「液体窓」はイカのように色や特性を変化させる
研究チームは、イカの皮膚に着想を得ました。
イカは透明になったり様々な色に変化したりすることでよく知られています。
この変化は、イカがもつ「層状の皮膚」によって生じています。
「光の吸収を制御する器官」や「反射や虹彩に影響を与える器官」などが積み重なっており、互いに連携し、複合的に作用することでユニークな光学的特性を示すのです。
研究チームは、この構造に似せた複数の層からなる「液体窓(Liquid windows)」を開発しました。
これは、厚さ数ミリのプラスチックシートが複数重なったものです。
それぞれの層には、液体を送り込むための経路が内蔵されており、層ごとに別々の光学特性をもった液体を注入したり排出したりできるようになっています。
これにより、「赤外線」「可視光線」のそれぞれを選択的に通過させたりカットしたりできます。
また光を拡散させる液体の出し入れにより、部屋の明るさをコントロールできます。
これらを自由に組み合わせることで、部屋を明るく保ちながら、冬は暖かく、夏は涼しく調整できるのです。
そしてチームは、「壁の一面(南面)全体を液体窓に置き換えた架空の建物」のコンピュータモデルを作成し、エネルギー消費量をシミュレートしました。
その結果、「赤外線を調節するだけで、建物で使用する暖房・冷房・照明の年間エネルギーを約25%削減できる」と述べています。

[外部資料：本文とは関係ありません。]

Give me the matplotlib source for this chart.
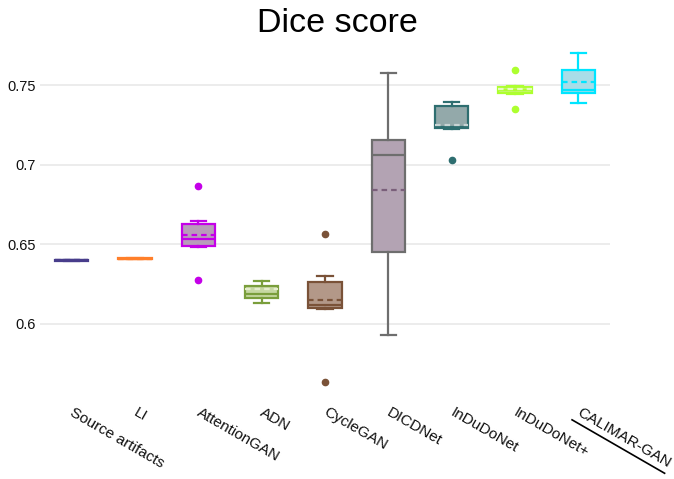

さらに「赤外線と可視光線の両方を調節するなら、50%以上の節約になる」とも主張しました。
驚異的な数字ですが、現実のほとんどの建物では窓の総面積が小さいため、節電効果も控えめなものとなるでしょう。
ちなみに、液体窓のそれぞれの液体に色を付けるなら、瞬時に変化するカラフル窓になります。
気分に合わせて窓の色を変えたり、いつもの透明な窓に戻したりできるでしょう。
見た目と特性を柔軟に変化させられる液体窓は、まだ試作の段階です。今後の研究と改良で製品化に至ることを期待したいものです。